- [Task requirements]: Copy out all lines that hold "Convert".

- [Dataset excerpts]:
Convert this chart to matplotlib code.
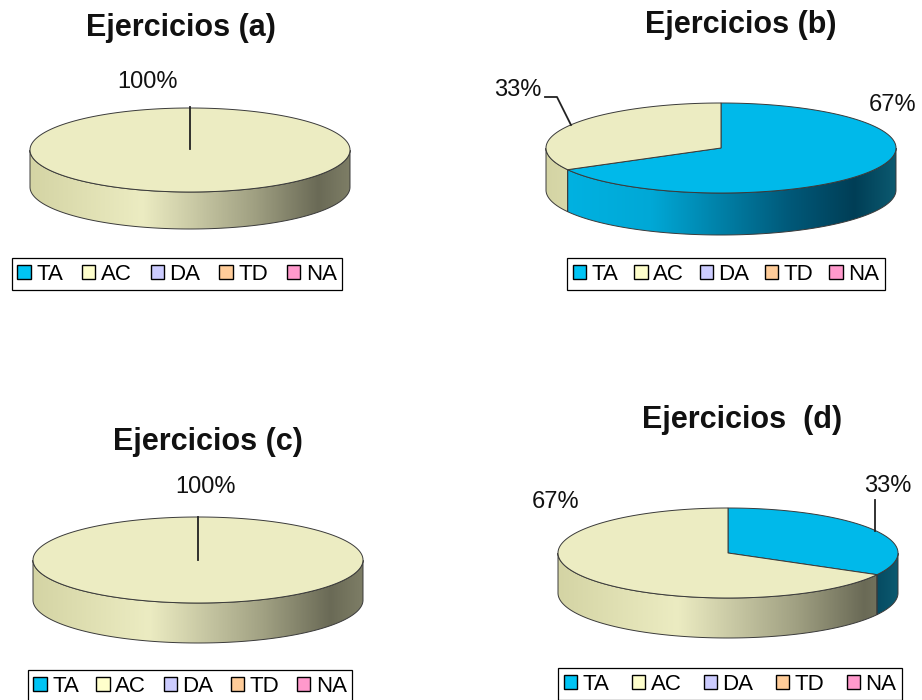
import numpy as np
import matplotlib
matplotlib.use("Agg")
import matplotlib.pyplot as plt
from matplotlib.patches import Polygon, Patch
from matplotlib.colors import LinearSegmentedColormap

plt.rcParams['font.family'] = ['Liberation Sans', 'DejaVu Sans']

categories = ['TA', 'AC', 'DA', 'TD', 'NA']
ejercicios_a = [0, 100, 0, 0, 0]
ejercicios_b = [67, 33, 0, 0, 0]
ejercicios_c = [0, 100, 0, 0, 0]
ejercicios_d = [33, 67, 0, 0, 0]
titles = ['Ejercicios (a)', 'Ejercicios (b)', 'Ejercicios (c)', 'Ejercicios  (d)']

top_colors = ['#00b9ea', '#ececc2', '#ccccff', '#ffcc99', '#ff99cc']
legend_colors = ['#00c4f4', '#ffffcc', '#ccccff', '#ffcc99', '#ff99cc']
side_colors = {
    0: [(0, '#00b4e4'), (0.3, '#00a8d6'), (0.7, '#005878'), (0.88, '#003e56'), (1, '#0c5a70')],
    1: [(0, '#d4d4a4'), (0.35, '#ececc2'), (0.7, '#a0a082'), (0.9, '#6a6a56'), (1, '#7e7e66')],
}

# layout in pixels: center x, center y, rx, ry, depth
pies = [
    dict(cx=190, cy=150, rx=160, ry=42, d=37, title=(181, 28), legend=(177, 274), colsp=0.85,
         labels=[None, (147, 82)], leaders=[None, [(190, 107), (190, 149)]]),
    dict(cx=721, cy=148, rx=175, ry=45, d=42, title=(741, 25), legend=(726, 274), colsp=0.7,
         labels=[(893, 105), (518, 90)], leaders=[None, [(545, 97), (557, 97), (571, 125)]]),
    dict(cx=198, cy=560, rx=165, ry=43, d=40, title=(208, 442), legend=(190, 686), colsp=0.78,
         labels=[None, (205, 487)], leaders=[None, [(198, 517), (198, 560)]]),
    dict(cx=728, cy=553, rx=170, ry=45, d=40, title=(742, 420), legend=(730, 684), colsp=1.0,
         labels=[(888, 486), (556, 502)], leaders=[[(875, 500), (875, 531)], None]),
]
data = [ejercicios_a, ejercicios_b, ejercicios_c, ejercicios_d]

fig = plt.figure(figsize=(9.22, 7.0), dpi=100)
ax = fig.add_axes([0, 0, 1, 1])
ax.set_xlim(0, 922)
ax.set_ylim(700, 0)
ax.axis('off')

edge = '#3a3a3a'


def draw_pie(p, values):
    cx, cy, rx, ry, d = p['cx'], p['cy'], p['rx'], p['ry'], p['d']
    total = float(sum(values))
    start = 90.0
    for i, v in enumerate(values):
        if v == 0:
            continue
        sweep = 360.0 * v / total
        th = np.radians(np.linspace(start, start - sweep, 400))
        xs = cx + rx * np.cos(th)
        ys = cy - ry * np.sin(th)
        # side wall (front half only)
        front = np.sin(th) < 0
        idx = np.where(front)[0]
        if len(idx):
            runs = np.split(idx, np.where(np.diff(idx) > 1)[0] + 1)
            cmap = LinearSegmentedColormap.from_list('s%d' % i, side_colors[i])
            for r in runs:
                sx, sy = xs[r], ys[r]
                pts = np.column_stack([np.r_[sx, sx[::-1]], np.r_[sy, sy[::-1] + d]])
                poly = Polygon(pts, closed=True, facecolor='none', edgecolor=edge, lw=0.7, zorder=3)
                ax.add_patch(poly)
                grad = np.linspace(0, 1, 256).reshape(1, -1)
                im = ax.imshow(grad, cmap=cmap, aspect='auto', zorder=2,
                               extent=(cx - rx, cx + rx, cy + ry + d, cy - ry))
                im.set_clip_path(poly)
        # top face
        if sweep >= 359.9:
            pts = np.column_stack([xs, ys])
        else:
            pts = np.vstack([[cx, cy], np.column_stack([xs, ys])])
        ax.add_patch(Polygon(pts, closed=True, facecolor=top_colors[i], edgecolor=edge,
                             lw=0.7, zorder=4))
        lab = p['labels'][i]
        if lab is not None:
            ax.text(lab[0], lab[1], '%d%%' % v, fontsize=17, ha='center', va='center',
                    color='#111111', zorder=6)
        ld = p['leaders'][i]
        if ld is not None:
            lx, ly = zip(*ld)
            ax.plot(lx, ly, color='#222222', lw=1.3, zorder=5)
        start -= sweep


for p, values, t in zip(pies, data, titles):
    draw_pie(p, values)
    ax.text(p['title'][0], p['title'][1], t, fontsize=22, fontweight='bold',
            ha='center', va='center', color='#111111')
    handles = [Patch(facecolor=c, edgecolor='black', lw=1.0) for c in legend_colors]
    leg = fig.legend(handles, categories, loc='center', ncol=5,
                     bbox_to_anchor=(p['legend'][0] / 922, 1 - p['legend'][1] / 700),
                     fontsize=16, handlelength=0.6, handleheight=0.6, handletextpad=0.25,
                     columnspacing=p['colsp'], borderpad=0.25, borderaxespad=0, fancybox=False,
                     framealpha=1, edgecolor='black')
    leg.get_frame().set_linewidth(0.9)

ax.set_xlim(0, 922)
ax.set_ylim(700, 0)
fig.savefig('out.png', dpi=100)
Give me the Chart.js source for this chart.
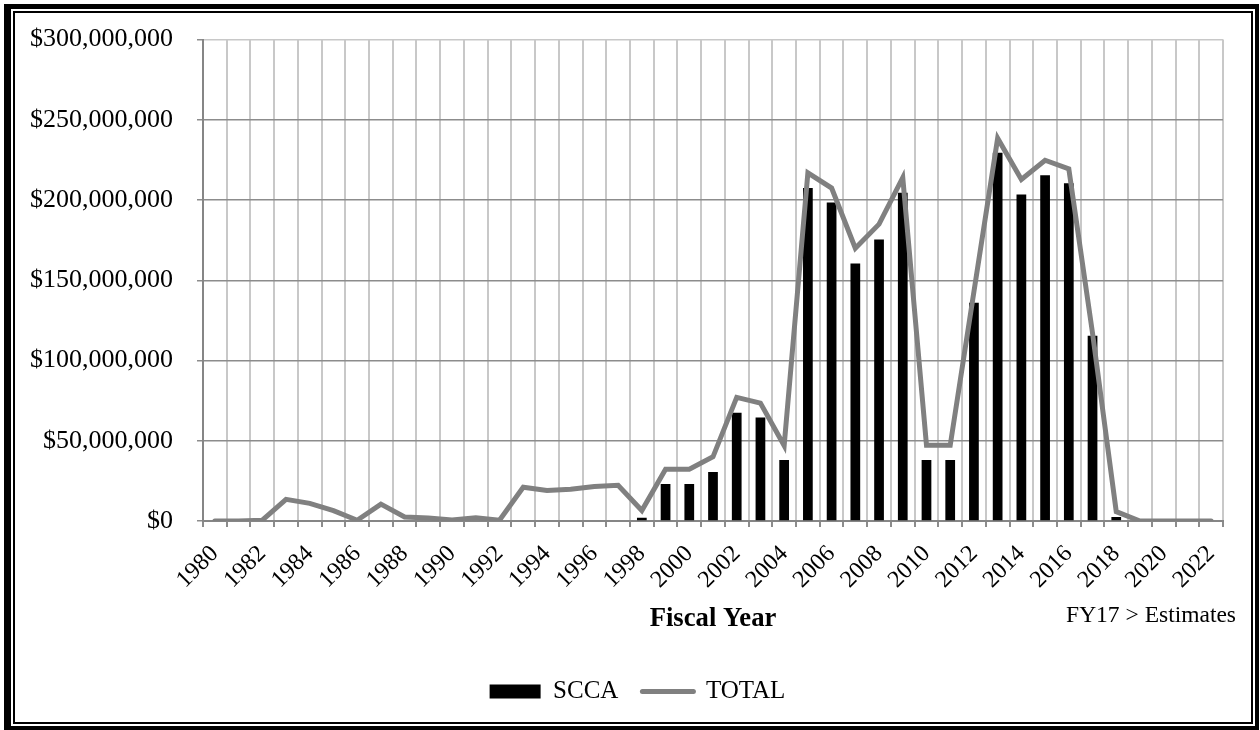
<!DOCTYPE html>
<html>
<head>
<meta charset="utf-8">
<script src="https://cdn.jsdelivr.net/npm/chart.js@4.4.1/dist/chart.umd.min.js"></script>
<style>
  html, body { margin: 0; padding: 0; background: #fff; }
  #wrap { position: relative; width: 1260px; height: 730px; overflow: hidden; background: #fff; }
  #chart { position: absolute; left: 0; top: 0; }
  .frame-outer { position: absolute; left: 4px; top: 4px; width: 1255px; height: 726px; box-sizing: border-box;
                 border-style: solid; border-color: #000; border-width: 5px 4px 4px 7px; }
  .frame-inner { position: absolute; left: 13px; top: 11px; width: 1240px; height: 713px; box-sizing: border-box;
                 border: 2px solid #000; }
</style>
</head>
<body>
<div id="wrap">
  <canvas id="chart" width="1260" height="730"></canvas>
  <div class="frame-outer"></div>
  <div class="frame-inner"></div>
</div>
<script>
// Fiscal years on the category axis
const fiscalYears = [
  '1980','1981','1982','1983','1984','1985','1986','1987','1988','1989',
  '1990','1991','1992','1993','1994','1995','1996','1997','1998','1999',
  '2000','2001','2002','2003','2004','2005','2006','2007','2008','2009',
  '2010','2011','2012','2013','2014','2015','2016','2017','2018','2019',
  '2020','2021','2022'
];

// SCCA funding per fiscal year (dollars)
const sccaFunding = [
  0, 0, 0, 0, 0, 0, 0, 0, 0, 0,
  0, 0, 0, 0, 0, 0, 0, 0, 2000000, 23000000,
  23000000, 30500000, 67500000, 64500000, 38000000, 207500000, 198500000, 160500000, 175500000, 204500000,
  38000000, 38000000, 136000000, 229500000, 203500000, 215500000, 210500000, 115500000, 2500000, 0,
  0, 0, 0
];

// Total funding per fiscal year (dollars)
const totalFunding = [
  0, 0, 500000, 13500000, 11000000, 6500000, 500000, 10500000, 2500000, 1800000,
  600000, 2000000, 500000, 21000000, 19000000, 19800000, 21500000, 22300000, 6500000, 32300000,
  32300000, 40000000, 77000000, 73500000, 47000000, 217000000, 207500000, 170000000, 185000000, 214000000,
  47200000, 47200000, 143000000, 238500000, 212800000, 224800000, 219500000, 117000000, 5800000, 0,
  0, 0, 0
];

// Value axis range and step
const yAxisMin = 0;
const yAxisMax = 300000000;
const yAxisStep = 50000000;

const serif = "'Liberation Serif', 'Times New Roman', serif";

// Note beneath the plot, right-aligned
const estimateNote = {
  id: 'estimateNote',
  afterDraw(chart) {
    const { ctx, chartArea } = chart;
    ctx.save();
    ctx.font = "23.5px " + serif;
    ctx.fillStyle = '#000';
    ctx.textAlign = 'right';
    ctx.textBaseline = 'alphabetic';
    ctx.fillText('FY17 > Estimates', chartArea.right + 13, chartArea.bottom + 101);
    ctx.restore();
  }
};

// Nudge the legend so it sits under the plot's visual centre
const legendNudge = {
  id: 'legendNudge',
  afterLayout(chart) {
    if (chart.legend) {
      chart.legend.left += 16;
      chart.legend.right += 16;
    }
  }
};

new Chart(document.getElementById('chart'), {
  data: {
    labels: fiscalYears,
    datasets: [
      {
        type: 'bar',
        label: 'SCCA',
        data: sccaFunding,
        backgroundColor: '#000',
        borderWidth: 0,
        categoryPercentage: 1.0,
        barPercentage: 0.41,
        order: 1
      },
      {
        type: 'line',
        label: 'TOTAL',
        data: totalFunding,
        borderColor: '#808080',
        backgroundColor: '#808080',
        borderWidth: 5,
        borderCapStyle: 'round',
        borderJoinStyle: 'miter',
        tension: 0,
        pointRadius: 0,
        pointHoverRadius: 0,
        fill: false,
        order: 0
      }
    ]
  },
  options: {
    responsive: false,
    animation: false,
    events: [],
    layout: { padding: { left: 20, right: 37, top: 38, bottom: 16 } },
    plugins: {
      tooltip: { enabled: false },
      legend: {
        position: 'bottom',
        labels: {
          font: { family: serif, size: 25 },
          color: '#000',
          usePointStyle: true,
          pointStyleWidth: 51,
          boxHeight: 14,
          padding: 24,
          sort: (a, b) => a.datasetIndex - b.datasetIndex,
          generateLabels(chart) {
            const items = Chart.defaults.plugins.legend.labels.generateLabels(chart);
            items.forEach(item => {
              const ds = chart.data.datasets[item.datasetIndex];
              if (ds.type === 'line') {
                item.pointStyle = 'line';
                item.lineWidth = 5;
                item.lineCap = 'round';
              } else {
                item.pointStyle = 'rect';
                item.lineWidth = 0;
              }
            });
            return items;
          }
        }
      }
    },
    scales: {
      x: {
        offset: true,
        grid: {
          offset: true,
          color: '#c8c8c8',
          lineWidth: 2,
          tickColor: '#8c8c8c',
          tickLength: 6,
          tickWidth: 2
        },
        border: { color: '#868686', width: 2 },
        ticks: {
          autoSkip: false,
          minRotation: 45,
          maxRotation: 45,
          padding: 13,
          color: '#000',
          font: { family: serif, size: 24 },
          callback(value, index) {
            return index % 2 === 0 ? this.getLabelForValue(value) : '';
          }
        },
        title: {
          display: true,
          text: 'Fiscal Year',
          color: '#000',
          font: { family: serif, size: 26.7, weight: 'bold' },
          padding: { top: 0, bottom: 20 }
        },
        afterFit(scale) { scale.height = 134; }
      },
      y: {
        min: yAxisMin,
        max: yAxisMax,
        grid: {
          color: ctx => (ctx.tick && ctx.tick.value === yAxisMax) ? '#c8c8c8' : '#8c8c8c',
          lineWidth: 1.5,
          tickColor: '#8c8c8c',
          tickLength: 6,
          tickWidth: 1.5
        },
        border: { color: '#868686', width: 2 },
        ticks: {
          stepSize: yAxisStep,
          padding: 24,
          color: '#000',
          font: { family: serif, size: 26 },
          callback: v => '$' + Number(v).toLocaleString('en-US')
        },
        afterFit(scale) { scale.width = 183; }
      }
    }
  },
  plugins: [estimateNote, legendNudge]
});
</script>
</body>
</html>
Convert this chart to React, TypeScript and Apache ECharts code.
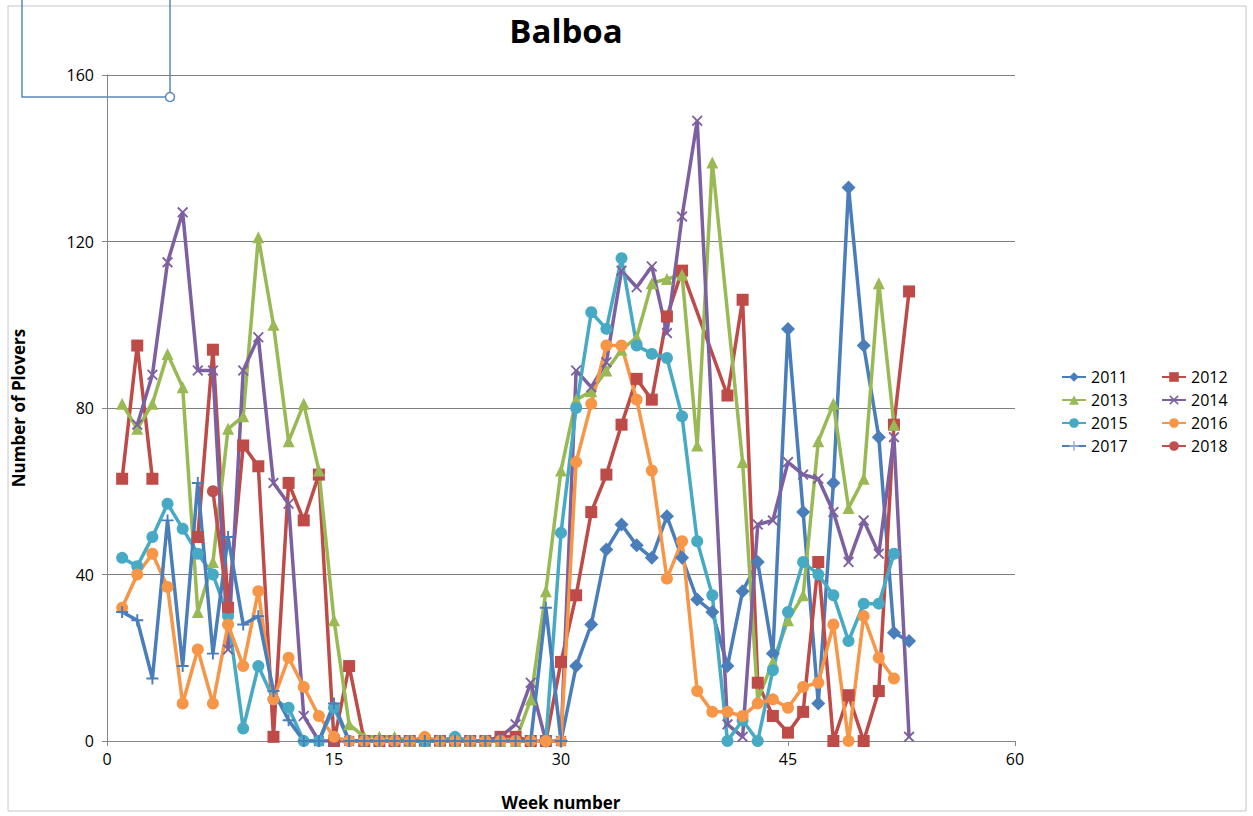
import React, { useEffect, useRef } from "react";
import * as echarts from "echarts";

const N = null;
const WEEKS = Array.from({ length: 53 }, (_, i) => i + 1);
const X_TICKS = [0, 15, 30, 45, 60];
const Y_TICKS = [0, 40, 80, 120, 160];

// values per week (index 0 = week 1)
const Y2011 = [N,N,N,N,N,N,N,N,N,N,N,N,N,N,N,N,N,N,N,N,N,N,N,N,N,N,N,N,0,0,18,28,46,52,47,44,54,44,34,31,18,36,43,21,99,55,9,62,133,95,73,26,24];
const Y2012A = [63,95,63,N,N,N,N,N,N,N,N,N,N,N,N,N,N,N,N,N,N,N,N,N,N,N,N,N,N,N,N,N,N,N,N,N,N,N,N,N,N,N,N,N,N,N,N,N,N,N,N,N,N];
const Y2012B = [N,N,N,N,N,49,94,32,71,66,1,62,53,64,0,18,0,0,0,0,0,0,0,0,0,1,1,0,0,19,35,55,64,76,87,82,102,113,N,N,83,106,14,6,2,7,43,0,11,0,12,76,108];
const Y2013 = [81,75,81,93,85,31,43,75,78,121,100,72,81,65,29,4,1,1,1,0,0,0,0,0,0,0,0,10,36,65,82,84,89,94,97,110,111,112,71,139,N,67,10,19,29,35,72,81,56,63,110,76,N];
const Y2014 = [N,76,88,115,127,89,89,22,89,97,62,57,6,0,0,0,0,0,0,0,0,0,0,0,0,1,4,14,0,0,89,85,91,113,109,114,98,126,149,N,4,1,52,53,67,64,63,55,43,53,45,73,1];
const Y2015 = [44,42,49,57,51,45,40,30,3,18,10,8,0,0,8,0,0,0,0,0,0,0,1,0,0,0,0,0,0,50,80,103,99,116,95,93,92,78,48,35,0,5,0,17,31,43,40,35,24,33,33,45,N];
const Y2016 = [32,40,45,37,9,22,9,28,18,36,10,20,13,6,1,0,0,0,0,0,1,0,0,0,0,0,0,0,0,0,67,81,95,95,82,65,39,48,12,7,7,6,9,10,8,13,14,28,0,30,20,15,N];
const Y2017 = [31,29,15,53,18,62,21,49,28,30,12,5,0,0,9,0,0,0,0,0,0,0,0,0,0,0,0,0,32,0,N,N,N,N,N,N,N,N,N,N,N,N,N,N,N,N,N,N,N,N,N,N,N];
const Y2018 = [N,N,N,N,N,N,60,32,N,N,N,N,N,N,N,N,N,N,N,N,N,N,N,N,N,N,N,N,N,N,N,N,N,N,N,N,N,N,N,N,N,N,N,N,N,N,N,N,N,N,N,N,N];

const SYM_X = "path://M0,1.2 L1.2,0 L5,3.8 L8.8,0 L10,1.2 L6.2,5 L10,8.8 L8.8,10 L5,6.2 L1.2,10 L0,8.8 L3.8,5 Z";
const SYM_PLUS = "path://M4.2,0 H5.8 V4.2 H10 V5.8 H5.8 V10 H4.2 V5.8 H0 V4.2 H4.2 Z";

const FONT = "'Open Sans', 'DejaVu Sans', sans-serif";

function toPairs(arr: (number | null)[]) {
  return WEEKS.map((w, i) => [w, arr[i] === null ? "-" : arr[i]]);
}

function mk(name: string, arr: (number | null)[], color: string, symbol: string, size: number, connect = false) {
  return {
    name,
    type: "line",
    data: toPairs(arr),
    symbol,
    symbolSize: size,
    connectNulls: connect,
    lineStyle: { width: 3.5, color },
    itemStyle: { color },
    emphasis: { disabled: true },
  };
}

export default function App() {
  const ref = useRef<HTMLDivElement>(null);
  useEffect(() => {
    if (!ref.current) return;
    const chart = echarts.init(ref.current, null, { renderer: "svg" });
    const legendText = { fontSize: 16, color: "#000", fontFamily: FONT };
    chart.setOption({
      animation: false,
      backgroundColor: "#fff",
      title: {
        text: "Balboa",
        left: 561,
        top: 9,
        textAlign: "center",
        textStyle: { fontSize: 33, fontWeight: "bold", color: "#000", fontFamily: FONT },
      },
      grid: { left: 107, right: 238, top: 75, bottom: 75 },
      legend: [
        {
          orient: "vertical",
          left: 1056,
          top: 364,
          itemWidth: 24,
          itemHeight: 12,
          itemGap: 7,
          textStyle: legendText,
          data: ["2011", "2013", "2015", { name: "2017", itemStyle: { color: "#9db2c9" } }],
        },
        {
          orient: "vertical",
          left: 1156,
          top: 364,
          itemWidth: 24,
          itemHeight: 12,
          itemGap: 7,
          textStyle: legendText,
          data: ["2012", "2014", "2016", "2018"],
        },
      ],
      xAxis: {
        type: "value",
        min: 0,
        max: 60,
        interval: 15,
        name: "Week number",
        nameLocation: "middle",
        nameGap: 53,
        nameTextStyle: { fontSize: 17, fontWeight: "bold", color: "#000", fontFamily: FONT },
        axisLine: { show: true, lineStyle: { color: "#868686", width: 1 } },
        axisTick: { show: true, length: 5, lineStyle: { color: "#868686" } },
        axisLabel: { fontSize: 16, color: "#000", margin: 10, fontFamily: FONT },
        splitLine: { show: false },
      },
      yAxis: {
        type: "value",
        min: 0,
        max: 160,
        interval: 40,
        name: "Number of Plovers",
        nameLocation: "middle",
        nameGap: 80,
        nameTextStyle: { fontSize: 17, fontWeight: "bold", color: "#000", fontFamily: FONT },
        axisLine: { show: true, lineStyle: { color: "#868686", width: 1 } },
        axisTick: { show: true, length: 5, lineStyle: { color: "#868686" } },
        axisLabel: { fontSize: 16, color: "#000", margin: 13, fontFamily: FONT },
        splitLine: { show: true, lineStyle: { color: "#7f7f7f", width: 1 } },
      },
      graphic: [
        {
          type: "rect",
          shape: { x: 8, y: 6, width: 1238, height: 805 },
          style: { fill: "none", stroke: "#c6c6c6", lineWidth: 1 },
          silent: true,
        },
        {
          type: "polyline",
          shape: { points: [[22, 0], [22, 97], [170, 97], [170, 0]] },
          style: { fill: "none", stroke: "#5a86b8", lineWidth: 1.5 },
          silent: true,
        },
        {
          type: "circle",
          shape: { cx: 170, cy: 97, r: 4.5 },
          style: { fill: "#fff", stroke: "#5a86b8", lineWidth: 1.5 },
          silent: true,
        },
      ],
      series: [
        mk("2011", Y2011, "#4a7ebb", "diamond", 14),
        mk("2012", Y2012A, "#be4b48", "rect", 12),
        mk("2012", Y2012B, "#be4b48", "rect", 12, true),
        mk("2013", Y2013, "#98b954", "triangle", 12, true),
        mk("2014", Y2014, "#7d60a0", SYM_X, 11, true),
        mk("2015", Y2015, "#46aac5", "circle", 12),
        mk("2016", Y2016, "#f79646", "circle", 12),
        mk("2017", Y2017, "#4a7ebb", SYM_PLUS, 12),
        mk("2018", Y2018, "#c0504d", "circle", 12),
      ],
    });
    return () => chart.dispose();
  }, []);
  return <div ref={ref} style={{ position: "absolute", left: 0, top: 0, width: 1253, height: 816 }} />;
}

- [The reply]:
Convert this chart to matplotlib code.
Convert this chart to React, TypeScript and Apache ECharts code.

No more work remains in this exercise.